As a senior vice president and commercial banking manager at Key Bank, Williamson is deeply committed to his clients and feels a great sense of reward in helping them grow and succeed. His primary goal is to help them take care of their finances from the moment the money comes in the front door until it “goes out the back.”
“I think a lot of people confuse lending with banking. But my view of the world is, basically, a company or a business is basically a wealth engine,” Williamson explains. “The banker, if they’re doing their job correctly, is looking for ways to make that engine produce as much wealth as possible.” But once that wealth begins to accrue, Williamson says, it’s important to invest and protect it.
Williamson is well known amongst his colleagues for his devotion to growing Idaho’s economy. “John has dedicated himself to growing access to capital in Idaho to progress our state as a destination to build and grow a business,” says Darren J. Schuldheiss, Key Bank market president.
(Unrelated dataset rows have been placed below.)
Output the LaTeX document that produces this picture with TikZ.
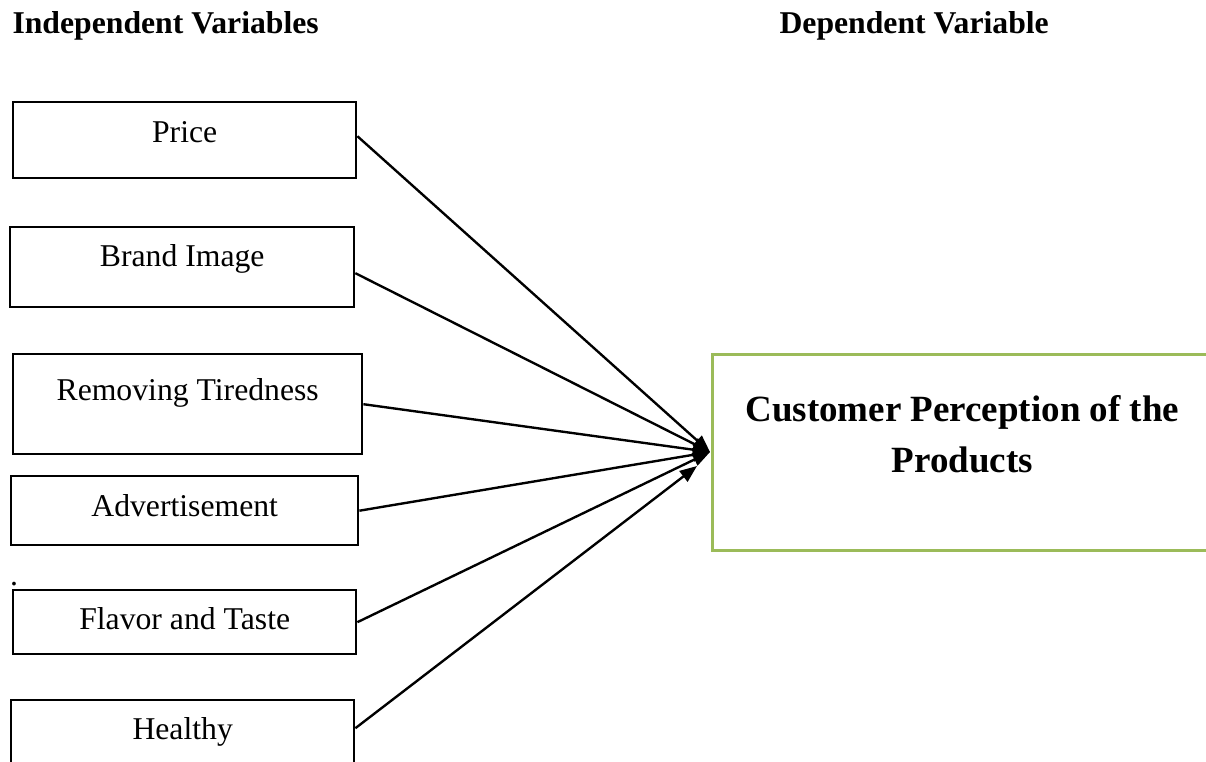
\documentclass[tikz,border=0pt]{standalone}
\usepackage{fontspec}
\setmainfont{Liberation Serif}
\usepackage{tikz}
\usetikzlibrary{arrows.meta}
\usetikzlibrary{calc}

\definecolor{boxgreen}{RGB}{155,187,89}
\def\px{0.3785pt}

\begin{document}
\begin{tikzpicture}[x=\px, y=-\px,
        varbox/.style={draw, line width=0.9pt, anchor=north west, inner sep=0pt,
            font=\fontsize{12}{14}\selectfont},
        link/.style={line width=0.9pt, -{Triangle[length=6.5pt, width=5pt]}}
    ]
    \useasboundingbox (0,0) rectangle (1206,761);
    \clip (0,0) rectangle (1206,761);

    % headings
    \node[anchor=base west, inner sep=0pt, font=\bfseries\fontsize{12}{14}\selectfont] (indep) at (12,33) {Independent Variables};
    \node[anchor=base west, inner sep=0pt, font=\bfseries\fontsize{12}{14}\selectfont] (dep) at (779,33) {Dependent Variable};

    % left column
    \node[varbox, minimum width=343*\px, text height=40*\px, text depth=36*\px] (price) at (12,101) {Price};
    \node[varbox, minimum width=344*\px, text height=39*\px, text depth=41*\px] (brand) at (9,226) {Brand Image};
    \node[varbox, minimum width=349*\px, text height=46*\px, text depth=54*\px] (tired) at (12,353) {Removing Tiredness};
    \node[varbox, minimum width=347*\px, text height=40*\px, text depth=29*\px] (advert) at (10,475) {Advertisement};
    \node[anchor=base, inner sep=0pt, font=\fontsize{12}{14}\selectfont] (dot) at (14,585) {.};
    \node[varbox, minimum width=343*\px, text height=39*\px, text depth=25*\px] (flavor) at (12,589) {Flavor and Taste};
    \node[varbox, minimum width=343*\px, text height=39*\px, text depth=41*\px] (healthy) at (10,699) {Healthy};

    % right box
    \node[draw=boxgreen, line width=1pt, anchor=north west, inner sep=0pt,
        minimum width=500*\px, minimum height=196*\px] (percep) at (711,353) {};
    \node[align=center, font=\bfseries\fontsize{14}{19.3}\selectfont] (percepText)
        at ($(percep.center)+(0,-18)$) {Customer Perception of the\\Products};

    \coordinate (hub) at (710,452);
    \coordinate (hubLow) at (697,466);

    \draw[link] ($(price.east)+(0,-4)$) -- (hub);
    \draw[link] ($(brand.east)+(0,6)$) -- (hub);
    \draw[link] (tired.east) -- (hub);
    \draw[link] (advert.east) -- (hub);
    \draw[link] (flavor.east) -- (hub);
    \draw[link] ($(healthy.east)+(0,-12)$) -- (hubLow);
\end{tikzpicture}
\end{document}
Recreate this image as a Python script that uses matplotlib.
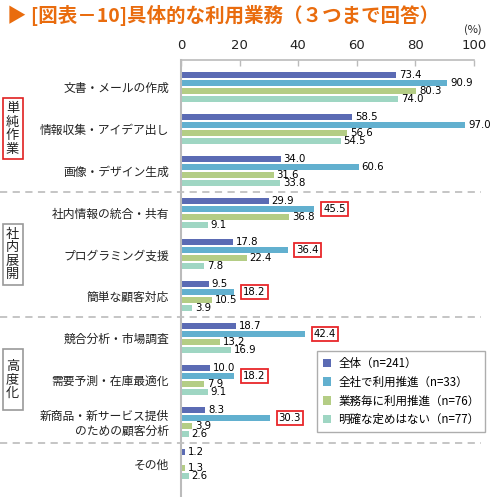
import numpy as np
import matplotlib
matplotlib.use('Agg')
import matplotlib.pyplot as plt
import matplotlib.transforms as mtransforms
from matplotlib.patches import Rectangle, Patch
from matplotlib.lines import Line2D

plt.rcParams['font.family'] = ['Noto Sans CJK JP', 'DejaVu Sans']

categories = ['文書・メールの作成', '情報収集・アイデア出し', '画像・デザイン生成',
              '社内情報の統合・共有', 'プログラミング支援', '簡単な顧客対応',
              '競合分析・市場調査', '需要予測・在庫最適化',
              '新商品・新サービス提供\nのための顧客分析', 'その他']
overall = [73.4, 58.5, 34.0, 29.9, 17.8, 9.5, 18.7, 10.0, 8.3, 1.2]
company_wide = [90.9, 97.0, 60.6, 45.5, 36.4, 18.2, 42.4, 18.2, 30.3, np.nan]
per_task = [80.3, 56.6, 31.6, 36.8, 22.4, 10.5, 13.2, 7.9, 3.9, 1.3]
undefined = [74.0, 54.5, 33.8, 9.1, 7.8, 3.9, 16.9, 9.1, 2.6, 2.6]
series_names = ['全体（n=241）', '全社で利用推進（n=33）', '業務毎に利用推進（n=76）', '明確な定めはない（n=77）']
colors = ['#5b6bb4', '#62b0cf', '#b4cd85', '#9fd6c3']
highlight = [3, 4, 5, 6, 7, 8]  # company_wide values boxed in red
groups = [('単純作業', 0, 2, '#e02020'), ('社内展開', 3, 5, '#999999'), ('高度化', 6, 8, '#999999')]

series = [overall, company_wide, per_task, undefined]

fig = plt.figure(figsize=(5.0, 4.97), dpi=100)
ax = fig.add_axes([0.362, 0.0, 0.586, 0.8793])

ypos = np.arange(len(categories))
step = 0.191
offsets = [-1.5 * step, -0.5 * step, 0.5 * step, 1.5 * step]
for k, vals in enumerate(series):
    for i, v in enumerate(vals):
        if np.isnan(v):
            continue
        ax.barh(ypos[i] + offsets[k], v, height=0.143, color=colors[k])
        if k == 1 and i in highlight:
            ax.text(v + 3.0, ypos[i] + offsets[k], f'{v:.1f}', va='center', ha='left',
                    fontsize=7.3, family='DejaVu Sans', clip_on=False,
                    bbox=dict(boxstyle='square,pad=0.2', fc='white', ec='#e8262a', lw=1.3))
        else:
            ax.text(v + 1.0, ypos[i] + offsets[k], f'{v:.1f}', va='center', ha='left',
                    fontsize=7.3, family='DejaVu Sans', clip_on=False)

ax.set_xlim(0, 100)
ax.set_ylim(9.797, -0.645)
ax.xaxis.tick_top()
ax.set_xticks([0, 20, 40, 60, 80, 100])
ax.set_xticklabels(['0', '20', '40', '60', '80', '100'], family='DejaVu Sans')
ax.tick_params(axis='x', direction='in', length=4, width=1, color='#bbbbbb',
               labelsize=9.5, pad=6, labelcolor='#222222')
ax.set_yticks(ypos)
ax.set_yticklabels(categories, fontsize=8.5, color='#222222')
ax.tick_params(axis='y', length=0, pad=8.5)
for s in ['bottom', 'right']:
    ax.spines[s].set_visible(False)
ax.spines['top'].set_color('#bbbbbb')
ax.spines['top'].set_linewidth(1.2)
ax.spines['left'].set_color('#bbbbbb')
ax.spines['left'].set_linewidth(1.5)

# dashed separators between the groups
blend = mtransforms.blended_transform_factory(fig.transFigure, ax.transData)
for y in [2.5, 5.5, 8.5]:
    fig.add_artist(Line2D([0.0, 0.962], [y, y], transform=blend, color='#c0c0c0',
                          lw=1.3, ls=(0, (4, 3))))

# group label boxes
for name, g0, g1, ec in groups:
    mid = (g0 + g1) / 2
    fig.add_artist(Rectangle((0.005, mid - 0.73), 0.04, 1.46, transform=blend,
                             fill=False, ec=ec, lw=1.2))
    fig.text(0.025, mid, '\n'.join(name), transform=blend, ha='center', va='center',
             fontsize=9.5, linespacing=1.05, color='#222222')

handles = [Patch(facecolor=c, edgecolor='none') for c in colors]
leg = ax.legend(handles, series_names, loc='upper left', bbox_to_anchor=(0.464, 0.334),
                fontsize=8.3, frameon=True, fancybox=False, handlelength=0.75,
                handleheight=0.75, handletextpad=0.6, labelspacing=0.5,
                borderpad=0.5, borderaxespad=0)
leg.get_frame().set_edgecolor('#999999')
leg.get_frame().set_linewidth(1.0)

fig.text(0.964, 1 - 30 / 497, '(%)', ha='right', va='center', fontsize=8, color='#222222')
fig.text(0.014, 1 - 15 / 497, '▶ [図表－10]具体的な利用業務（３つまで回答）', ha='left', va='center',
         fontsize=14, fontweight='bold', color='#e96c0e')

fig.savefig('out.png', dpi=100)
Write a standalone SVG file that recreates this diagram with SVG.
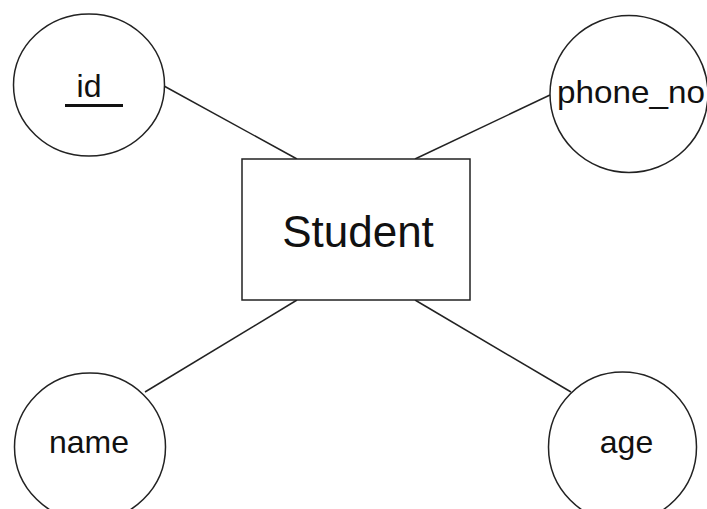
<svg xmlns="http://www.w3.org/2000/svg" width="707" height="509" viewBox="0 0 707 509">
<style>
.shape{fill:#fff;stroke:#222;stroke-width:1.5}
.edge{stroke:#222;stroke-width:1.5;fill:none}
.lbl{font-family:"Liberation Sans",Arial,sans-serif;font-size:32px;fill:#111}
</style>
<rect x="0" y="0" width="707" height="509" fill="#fff"/>
<g id="connectors">
<line class="edge" x1="164" y1="86" x2="297" y2="159"/>
<line class="edge" x1="550" y1="95" x2="415" y2="159"/>
<line class="edge" x1="145" y1="392" x2="297" y2="300"/>
<line class="edge" x1="571" y1="392" x2="415" y2="300"/>
</g>
<g id="student">
<rect class="shape" x="242" y="159" width="228" height="141"/>
<text class="lbl" x="358" y="247" text-anchor="middle" style="font-size:44px">Student</text>
</g>
<g id="id">
<ellipse class="shape" cx="89" cy="85" rx="75.5" ry="71"/>
<text class="lbl" x="89" y="97" text-anchor="middle">id</text>
<line x1="65" y1="105.5" x2="123" y2="105.5" stroke="#111" stroke-width="3"/>
</g>
<g id="phone_no">
<ellipse class="shape" cx="629" cy="94" rx="79" ry="78.5"/>
<text class="lbl" x="557" y="103" textLength="148" lengthAdjust="spacingAndGlyphs">phone_no</text>
</g>
<g id="name">
<ellipse class="shape" cx="90" cy="447" rx="75.5" ry="74"/>
<text class="lbl" x="89" y="453" text-anchor="middle">name</text>
</g>
<g id="age">
<ellipse class="shape" cx="622.5" cy="447" rx="74" ry="75"/>
<text class="lbl" x="626.5" y="453" text-anchor="middle">age</text>
</g>
</svg>
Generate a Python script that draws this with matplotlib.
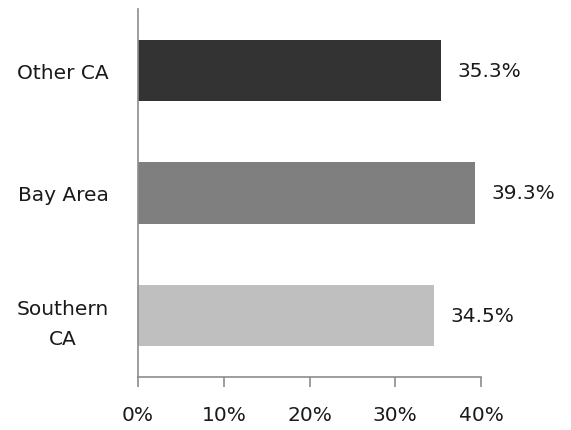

For example, Williamson has worked closely with the Idaho Technology Council to promote the creation of deal flow reports – documents which detail the kinds of deals being made throughout the state between inventors and investors.
“The idea of the deal network is to say, hey, banks are part of the discussion, but we’re not the only piece of the discussion,” Williamson explains. “So let’s make a group where we can have the right discussion, get the right people lined up with the right investors, the right sources of capital and get these ideas growing, and take ideation to commercialization.”
Williamson is also an active volunteer, giving his time to organizations such as the Saint Alphonsus Foundation, Boise State University Foundation, Boise Valley Economic Partnership, Boise Art Museum and the Mountain View High School of Business. He loves to spend as much time as possible with his wife, Laura, and their four children: Quincey, Rebecca, Griffin and Sydney. The Williamson family loves activities that get the adrenaline flowing, such as roller coasters or parasailing.
“But if I can’t share it with my kids, it’s not worth doing,” says Williamson.
He hopes to leave a legacy for his children, and for Idaho as a whole. On the family side, Williamson hopes his example will encourage his children to “live their best life.” As for Idaho’s economy, he wants to see it continue to build on its own success.
“What we want to do is make sure we have great managers with solid ideas and get the money in their hands,” says Williamson. “That’s how you create an economy.”